Um, aren’t popsicles vegan already?
Actually no. Many of the ice pop recipes I’ve posted here contain honey as the sweetener. Honey is a controversial vegan topic, but straight up, it is from an animal, so if you’re all the way vegan, consider using organic granulated sugar or organic raw agave instead of honey.
Other tricky animal ingredients that can end up in ice pops
As you’ll see below, unless you happen to making steak or pork ice pops (ugh), you’re mostly good to go. Popsicles are already usually vegetarian and many are vegan. However, there are some items you’ll want to avoid if you’re aiming for 100% vegan ice pops, such as…
- Dairy milk – instead use organic soy, almond, hemp or any alternative milk you like.
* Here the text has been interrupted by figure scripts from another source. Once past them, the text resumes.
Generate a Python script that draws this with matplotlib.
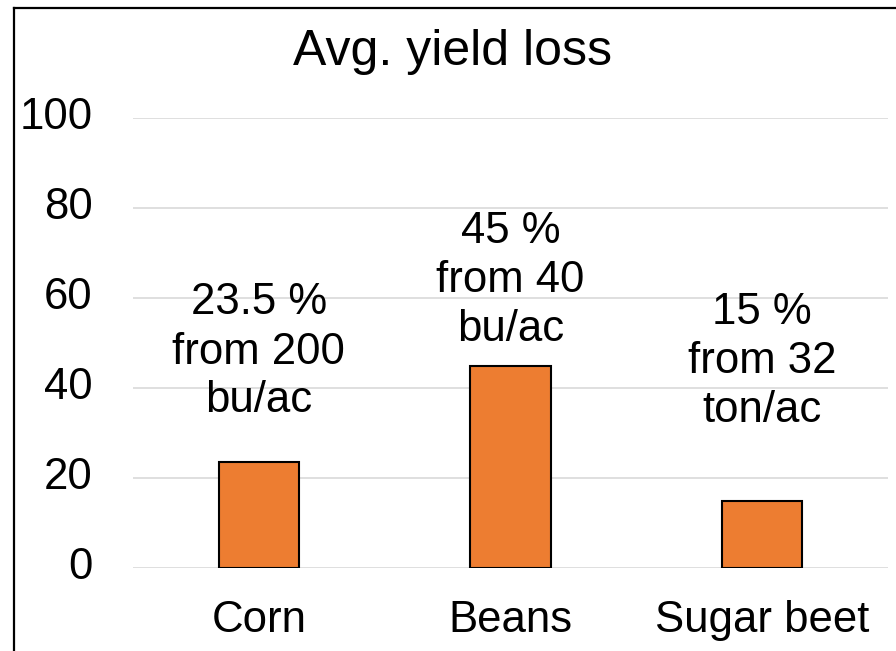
import matplotlib.pyplot as plt
import matplotlib.transforms as mtransforms
from matplotlib.lines import Line2D

plt.rcParams['font.family'] = ['Liberation Sans', 'DejaVu Sans']

crops = ['Corn', 'Beans', 'Sugar beet']
loss_pct = [23.5, 45, 15]
notes = ['23.5 %\nfrom 200\nbu/ac', '45 %\nfrom 40\nbu/ac', '15 %\nfrom 32\nton/ac']
note_y = [48, 63.8, 45.8]
yticks = [0, 20, 40, 60, 80, 100]

fig = plt.figure(figsize=(8.96, 6.51), dpi=100)
ax = fig.add_axes([133/896, 83/651, 755/896, 450/651])

x = range(len(crops))
ax.bar(x, loss_pct, width=0.32, color='#ED7D31', edgecolor='black', linewidth=1.5, zorder=3)

for i, (txt, yy) in enumerate(zip(notes, note_y)):
    ax.text(i, yy, txt, ha='center', va='center', fontsize=31.5, linespacing=1.25, zorder=4)

ax.set_xlim(-0.5, 2.5)
ax.set_ylim(0, 100)
ax.set_yticks(yticks)
ax.set_xticks(list(x))
ax.set_xticklabels(crops)
ax.tick_params(axis='both', length=0, labelsize=31.5)
ax.tick_params(axis='y', pad=29)
ax.tick_params(axis='x', pad=23)
ax.grid(axis='y', color='#d9d9d9', linewidth=1.2, zorder=0)
for s in ax.spines.values():
    s.set_visible(False)

# nudge y labels up a little, like the original
shift = mtransforms.ScaledTranslation(0, 5/100, fig.dpi_scale_trans)
for lbl in ax.get_yticklabels():
    lbl.set_transform(lbl.get_transform() + shift)

fig.text(452/896, 1 - 52/651, 'Avg. yield loss', ha='center', va='center', fontsize=36)

# outer frame (cropped on right and bottom)
fig.add_artist(Line2D([14/896, 14/896], [0, 1 - 8/651], color='black', linewidth=1.6))
fig.add_artist(Line2D([14/896, 1], [1 - 8/651, 1 - 8/651], color='black', linewidth=1.6))

fig.savefig('out.png', dpi=100)
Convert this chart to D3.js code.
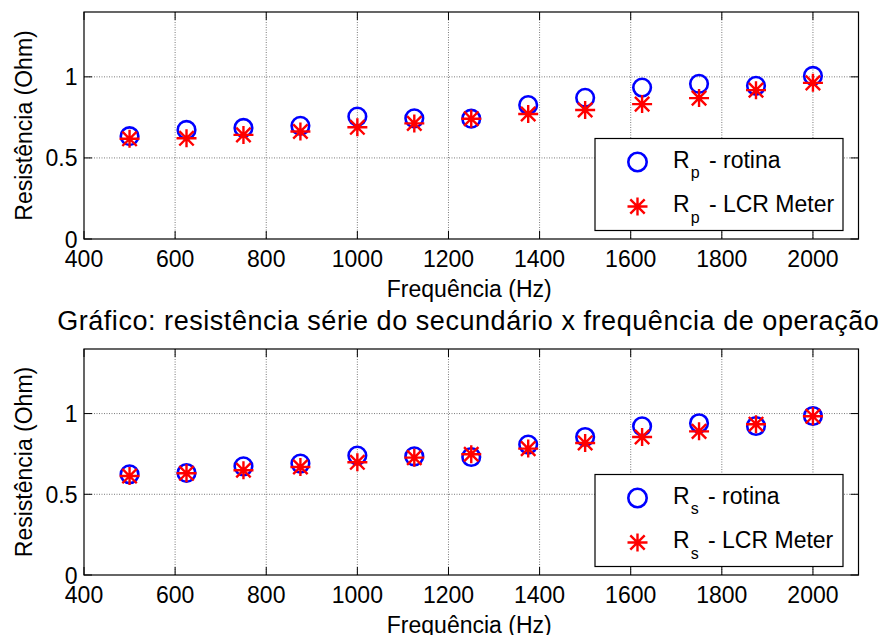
<!doctype html>
<html>
<head>
<meta charset="utf-8">
<title>Resistência x frequência</title>
<style>
  body { margin: 0; background: #fff; }
  svg { display: block; font-family: "Liberation Sans", Arial, sans-serif; }
  .grid line { stroke: #7a7a7a; stroke-width: 1; stroke-dasharray: 1,1.5; }
  .tick-label { font-size: 23px; fill: #000; }
</style>
<script src="https://d3js.org/d3.v7.min.js"></script>
</head>
<body>
<svg width="883" height="635"></svg>
<script>
// frequencies (Hz)
var FREQ = [500, 625, 750, 875, 1000, 1125, 1250, 1375, 1500, 1625, 1750, 1875, 2000];

// primary series resistance (Ohm)
var RP_ROTINA = [0.634, 0.673, 0.685, 0.698, 0.755, 0.744, 0.742, 0.826, 0.871, 0.934, 0.957, 0.945, 1.006];
var RP_LCR    = [0.618, 0.621, 0.642, 0.663, 0.689, 0.713, 0.742, 0.771, 0.796, 0.832, 0.869, 0.918, 0.963];

// secondary series resistance (Ohm)
var RS_ROTINA = [0.624, 0.632, 0.673, 0.690, 0.740, 0.735, 0.731, 0.808, 0.855, 0.921, 0.940, 0.923, 0.985];
var RS_LCR    = [0.613, 0.630, 0.649, 0.669, 0.698, 0.727, 0.748, 0.783, 0.818, 0.855, 0.890, 0.934, 0.983];

var X_TICKS = [400, 600, 800, 1000, 1200, 1400, 1600, 1800, 2000];
var Y_TICKS = [0, 0.5, 1];
var Y_TICK_LABELS = ["0", "0.5", "1"];

var X_DOMAIN = [400, 2100];
var Y_DOMAIN = [0, 1.4];

var svg = d3.select("svg");
var left = 84, right = 858.5;

// MATLAB style '*' marker: plus and cross together
function starPath(s) {
   var d = s * 0.72;
   return "M" + (-s) + ",0L" + s + ",0" +
          "M0," + (-s * 0.9) + "L0," + (s * 0.9) +
          "M" + (-d) + "," + (-d) + "L" + d + "," + d +
          "M" + (-d) + "," + d + "L" + d + "," + (-d);
}

function drawPanel(top, bottom, rotina, lcr, sub, title) {
   var xs = d3.scaleLinear().domain(X_DOMAIN).range([left, right]);
   var ys = d3.scaleLinear().domain(Y_DOMAIN).range([bottom, top]);
   var g = svg.append("g");
   var tickLen = 8;

   // grid
   var grid = g.append("g").attr("class", "grid");
   grid.selectAll(".gx").data(X_TICKS.slice(1)).enter().append("line")
      .attr("x1", function(d) { return xs(d); }).attr("x2", function(d) { return xs(d); })
      .attr("y1", top).attr("y2", bottom);
   grid.selectAll(".gy").data(Y_TICKS.slice(1)).enter().append("line")
      .attr("x1", left).attr("x2", right)
      .attr("y1", function(d) { return ys(d); }).attr("y2", function(d) { return ys(d); });

   // ticks on all four sides, pointing in
   var ticks = g.append("g").attr("stroke", "#000").attr("stroke-width", 1);
   X_TICKS.forEach(function(v) {
      ticks.append("line").attr("x1", xs(v)).attr("x2", xs(v)).attr("y1", bottom).attr("y2", bottom - tickLen);
      ticks.append("line").attr("x1", xs(v)).attr("x2", xs(v)).attr("y1", top).attr("y2", top + tickLen);
   });
   Y_TICKS.forEach(function(v) {
      ticks.append("line").attr("x1", left).attr("x2", left + tickLen).attr("y1", ys(v)).attr("y2", ys(v));
      ticks.append("line").attr("x1", right).attr("x2", right - tickLen).attr("y1", ys(v)).attr("y2", ys(v));
   });

   // box
   g.append("rect").attr("x", left).attr("y", top)
      .attr("width", right - left).attr("height", bottom - top)
      .attr("fill", "none").attr("stroke", "#000").attr("stroke-width", 1.2);

   // tick labels
   g.selectAll(".xl").data(X_TICKS).enter().append("text")
      .attr("class", "tick-label")
      .attr("x", function(d) { return xs(d); })
      .attr("y", bottom + 27.5)
      .attr("text-anchor", "middle")
      .text(function(d) { return d; });
   g.selectAll(".yl").data(Y_TICKS).enter().append("text")
      .attr("class", "tick-label")
      .attr("x", left - 6.5)
      .attr("y", function(d) { return ys(d) + 8.5; })
      .attr("text-anchor", "end")
      .text(function(d, i) { return Y_TICK_LABELS[i]; });

   // axis labels
   g.append("text")
      .attr("x", (left + right) / 2 - 2)
      .attr("y", bottom + 57.5)
      .attr("text-anchor", "middle")
      .style("font-size", "23px")
      .text("Frequência (Hz)");
   g.append("text")
      .attr("transform", "translate(31.5," + ((top + bottom) / 2) + ") rotate(-90)")
      .attr("text-anchor", "middle")
      .style("font-size", "23px")
      .text("Resistência (Ohm)");

   if (title) {
      g.append("text")
         .attr("x", (left + right) / 2 - 3)
         .attr("y", top - 19)
         .attr("text-anchor", "middle")
         .style("font-size", "27px")
         .style("letter-spacing", "0.55px")
         .text(title);
   }

   // data
   g.append("g").selectAll("circle").data(FREQ).enter().append("circle")
      .attr("cx", function(d) { return xs(d); })
      .attr("cy", function(d, i) { return ys(rotina[i]); })
      .attr("r", 8.8)
      .attr("fill", "none").attr("stroke", "#0000ff").attr("stroke-width", 2.6);
   g.append("g").selectAll("path").data(FREQ).enter().append("path")
      .attr("transform", function(d, i) { return "translate(" + xs(d) + "," + ys(lcr[i]) + ")"; })
      .attr("d", starPath(10))
      .attr("fill", "none").attr("stroke", "#ff0000").attr("stroke-width", 2.4);

   // legend
   var lx = 595, lw = 248, lh = 92;
   var ly = bottom - 8.5 - lh;
   var lg = g.append("g");
   lg.append("rect").attr("x", lx).attr("y", ly).attr("width", lw).attr("height", lh)
      .attr("fill", "#fff").attr("stroke", "#000").attr("stroke-width", 1.2);
   var rows = [{ text: " - rotina", kind: "o" }, { text: " - LCR Meter", kind: "*" }];
   rows.forEach(function(r, i) {
      var cy = ly + 23.5 + i * 44.5;
      if (r.kind === "o") {
         lg.append("circle").attr("cx", lx + 42.5).attr("cy", cy).attr("r", 9.2)
            .attr("fill", "none").attr("stroke", "#0000ff").attr("stroke-width", 2.6);
      } else {
         lg.append("path").attr("transform", "translate(" + (lx + 42.5) + "," + cy + ")")
            .attr("d", starPath(10))
            .attr("fill", "none").attr("stroke", "#ff0000").attr("stroke-width", 2.4);
      }
      var t = lg.append("text").attr("x", lx + 78).attr("y", cy + 5.5).style("font-size", "23px");
      t.append("tspan").text("R");
      t.append("tspan").attr("dy", 10.5).attr("dx", 1).style("font-size", "16px").text(sub);
      t.append("tspan").attr("dy", -10.5).attr("dx", 3).text(r.text);
   });
}

drawPanel(12, 239, RP_ROTINA, RP_LCR, "p", null);
drawPanel(349, 575, RS_ROTINA, RS_LCR, "s",
   "Gráfico: resistência série do secundário x frequência de operação");
</script>
</body>
</html>
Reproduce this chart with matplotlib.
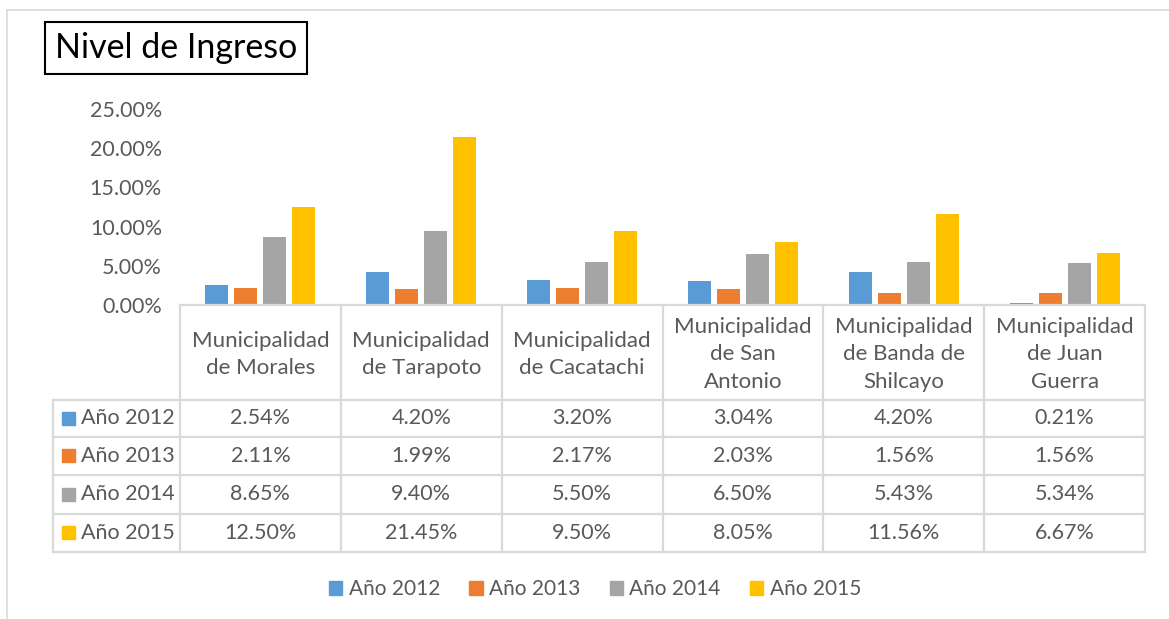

- Ice cream made with cow or goat milk. Use soy ice cream instead – or almond milk ice cream.
- Yogurt made with goat or cow milk. Use soy yogurt instead when you make homemade yogurt pops.
- Gelatin. I’ve been avoiding this for years, and you should too. It’s no good but lots of folks make popsicles with it. If you do use it, go for an organic vegan type. Oh, and this is also found in many conventional yogurts, another item commonly found in ice pops.
- Bone Char – this is animal bone ash and it’s often what’s used to refine white sugar. As a green family, I’d hope you’re already using organic sugar, which is minimally refined and the National Organic Program doesn’t allow it to be refined at all with bone char.
- Fake food colors often contain cochineal which is from insects along with coal-tar (bituminous coal) derivatives that are continuously tested on animals because of their carcinogenic properties. As if you didn’t need more reasons to avoid fake food colors.
As always, when looking for vegan ice pop ingredients go organic whenever possible.